• [Prompt]: Copy exactly the lines from the beginning of the data down to and including the line holding "dash_top = 1.31", without any pictures.

• [Given information]:
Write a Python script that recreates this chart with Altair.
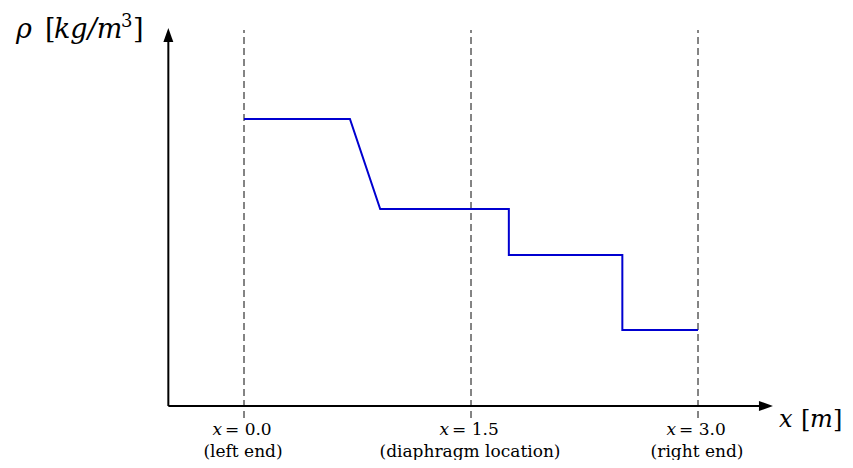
import altair as alt
import pandas as pd

# ---- data ----
profile_x = [0.0, 0.70, 0.90, 1.75, 1.75, 2.50, 2.50, 3.0]
profile_rho = [1.0, 1.0, 0.686, 0.686, 0.526, 0.526, 0.265, 0.265]

marker_x = [0.0, 1.5, 3.0]
marker_values = ["= 0.0", "= 1.5", "= 3.0"]
marker_notes = ["(left end)", "(diaphragm location)", "(right end)"]

# axis frame (data coordinates)
axis_x = [-0.5, -0.5]
axis_x2 = [3.403, -0.5]
axis_y = [0.0, 0.0]
axis_y2 = [0.0, 1.268]

arrow_x = [3.449, -0.5]
arrow_y = [0.0, 1.293]
arrow_shape = ["M1,0L-1,0.71L-1,-0.71Z", "M0,-1L0.71,1L-0.71,1Z"]

dash_bottom = -0.042
dash_top = 1.31

X_DOMAIN = [-1.5595, 3.9713]
Y_DOMAIN = [-0.1882, 1.3868]

FONT = "DejaVu Serif"
xs = alt.Scale(domain=X_DOMAIN, nice=False, zero=False)
ys = alt.Scale(domain=Y_DOMAIN, nice=False, zero=False)


def X(f="x"):
    return alt.X(f, type="quantitative", scale=xs, axis=None)


def Y(f="y"):
    return alt.Y(f, type="quantitative", scale=ys, axis=None)


# dashed markers
dash_df = pd.DataFrame({"x": marker_x, "y": [dash_bottom] * 3, "y2": [dash_top] * 3})
dashes = alt.Chart(dash_df).mark_rule(
    color="#333333", strokeWidth=1.2, strokeDash=[7, 4]
).encode(x=X(), y=Y(), y2="y2:Q")

# axes
axis_df = pd.DataFrame({"x": axis_x, "x2": axis_x2, "y": axis_y, "y2": axis_y2})
axes = alt.Chart(axis_df).mark_rule(color="black", strokeWidth=2).encode(
    x=X(), x2="x2:Q", y=Y(), y2="y2:Q"
)

arrow_layers = []
for ax, ay, shp in zip(arrow_x, arrow_y, arrow_shape):
    adf = pd.DataFrame({"x": [ax], "y": [ay]})
    arrow_layers.append(
        alt.Chart(adf).mark_point(
            shape=shp, size=196, filled=True, color="black", opacity=1, strokeWidth=0
        ).encode(x=X(), y=Y())
    )

# density profile
prof_df = pd.DataFrame({"x": profile_x, "y": profile_rho, "i": list(range(len(profile_x)))})
profile = alt.Chart(prof_df).mark_line(color="#0000d0", strokeWidth=2).encode(
    x=X(), y=Y(), order="i:Q"
)

# marker labels
row1 = -0.101
row2 = -0.178
lab_df = pd.DataFrame({"x": marker_x, "y": [row1] * 3, "t": marker_values})
lab_val = alt.Chart(lab_df).mark_text(
    font=FONT, fontSize=17, align="left", baseline="alphabetic", dx=-19, color="black"
).encode(x=X(), y=Y(), text="t:N")
lab_x = alt.Chart(lab_df).mark_text(
    font=FONT, fontSize=17, fontStyle="italic", align="right", baseline="alphabetic",
    dx=-22, color="black"
).encode(x=X(), y=Y(), text=alt.value("x"))
note_df = pd.DataFrame({"x": marker_x, "y": [row2] * 3, "t": marker_notes})
notes = alt.Chart(note_df).mark_text(
    font=FONT, fontSize=17, align="center", baseline="alphabetic", dx=-1, color="black"
).encode(x=X(), y=Y(), text="t:N")

# y-axis title pieces
yt_ital = pd.DataFrame({"x": [-1.5066, -1.2555], "y": [1.282, 1.282], "t": ["ρ", "kg/m"]})
yt_rom = pd.DataFrame({"x": [-1.3150, -0.7335], "y": [1.282, 1.282], "t": ["[", "]"]})
sup_df = pd.DataFrame({"x": [-0.8128], "y": [1.321], "t": ["3"]})
# x-axis title pieces
xt_ital = pd.DataFrame({"x": [3.535, 3.7402], "y": [-0.0732, -0.0732], "t": ["x", "m"]})
xt_rom = pd.DataFrame({"x": [3.681, 3.8921], "y": [-0.0732, -0.0732], "t": ["[", "]"]})


def txt(df, size, italic=False):
    kw = dict(font=FONT, fontSize=size, align="left", baseline="alphabetic", color="black")
    if italic:
        kw["fontStyle"] = "italic"
    return alt.Chart(df).mark_text(**kw).encode(x=X(), y=Y(), text="t:N")


titles = [
    txt(yt_ital, 27, True), txt(yt_rom, 27), txt(sup_df, 18),
    txt(xt_ital, 24, True), txt(xt_rom, 24),
]

chart = alt.layer(
    dashes, axes, *arrow_layers, profile, lab_val, lab_x, notes, *titles
).properties(
    width=837, height=452, padding=0, autosize=alt.AutoSizeParams(type="none")
).configure_view(stroke=None)

chart.save("out.html", embed_options={"renderer": "svg", "actions": False})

• [Full solution]:
Write a Python script that recreates this chart with Altair.
import altair as alt
import pandas as pd

# ---- data ----
profile_x = [0.0, 0.70, 0.90, 1.75, 1.75, 2.50, 2.50, 3.0]
profile_rho = [1.0, 1.0, 0.686, 0.686, 0.526, 0.526, 0.265, 0.265]

marker_x = [0.0, 1.5, 3.0]
marker_values = ["= 0.0", "= 1.5", "= 3.0"]
marker_notes = ["(left end)", "(diaphragm location)", "(right end)"]

# axis frame (data coordinates)
axis_x = [-0.5, -0.5]
axis_x2 = [3.403, -0.5]
axis_y = [0.0, 0.0]
axis_y2 = [0.0, 1.268]

arrow_x = [3.449, -0.5]
arrow_y = [0.0, 1.293]
arrow_shape = ["M1,0L-1,0.71L-1,-0.71Z", "M0,-1L0.71,1L-0.71,1Z"]

dash_bottom = -0.042
dash_top = 1.31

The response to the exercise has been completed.